Now referring to FIG. 1D, the narrower upper metal line 117 carries higher current density than the wider metal line 110, 120 and it is similar to metal line 115. Voids 160 are formed in via 130 bottom above the barrier metal and copper line corner at cathode side 132 along the direction of electron flow by electro-migration mechanism. In the via structure with wide lower metal, similar to FIG. 1B, stress induced voids may be formed below barrier metal near via 130 as a result of mechanical stress migration by the larger magnitude of tensile stress in wider metal line 110 or 120.
As described earlier, void formation, such as the formation of void 160, is generally associated with tensile stresses in metal line. However, those atoms moving from voids will finally accumulate elsewhere nearby and form hillocks. The local area near hillocks in metal line generally has less tensile stress or even compressive stresses. The void formations result in an increased resistance and may eventually cause an open circuit failure in the interconnect. The accumulation (or hillocks) results in fracturing the surrounding passivation layers and may produce short circuits between neighboring interconnects. Obviously, both void formation and accumulation negatively impacts chip reliability.
The IC interconnects have been traditionally made from aluminum and its alloys. However, in recent years, the use of copper and copper alloys in combination with materials of lower dielectric constant as insulators has increased due to lower resistance (compared to aluminum) and reduced capacitance values for the interconnects. However, because copper is not easily etched it requires new processing methods, notably the damascene process with chemical-mechanical polishing (CMP).
The following technical publications describe various aspects of reducing mechanical stress induced voiding [1-3] and electro-migration induced voiding [4-5] in copper interconnects to improve reliability and are incorporated herein by reference:    a. K. Y. Y. Doong, and et al., stress induced voiding and its geometry dependency characterization, IEEE International Reliability Physics Symposium, p. 138, 2003.    b. I. Oshima, et al., Suppression of stress-induce voiding in Copper interconnects, Technical Digest of IEDM, p. 757, 2003.    c. E. I. Ogawa, et al., Stress induced voiding under vias connected to wide Cu metal leads.
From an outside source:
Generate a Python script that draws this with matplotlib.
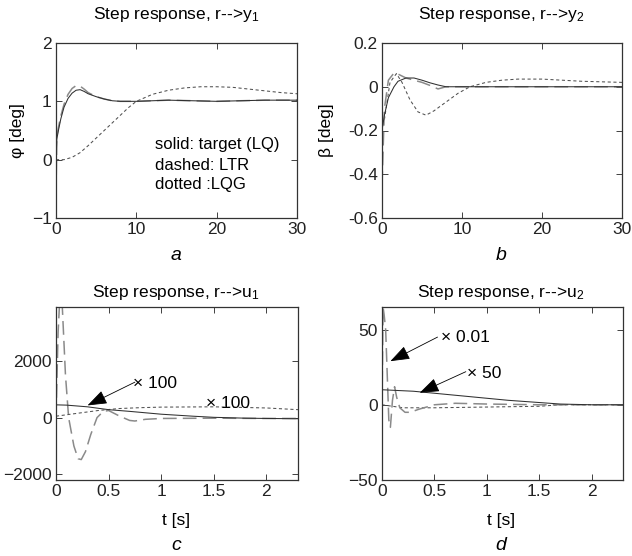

IEEE International Reliability Physics Symposium, p. 312-321, 2002.
Presently, traditional techniques to reduce mechanical stress migration rely on adding extra process steps in the fabrication process. For example, those well-known techniques for reducing void formation include improving via shape, via cleaning, barrier metal adhesion improvement, increasing copper grain size by annealing, and implementing dual vias to wide metal lines. However, virtually all of these techniques also require adding extra steps to the manufacturing process, thereby adding extra costs, complexity and time delays.
Thus, a need exists to provide an improved technique to reduce the migration of metal atoms in integrated circuits to improve reliability. In addition, a need exists to provide the technique to reduce mechanical stress migration preferably without having to add extra steps to the manufacturing process.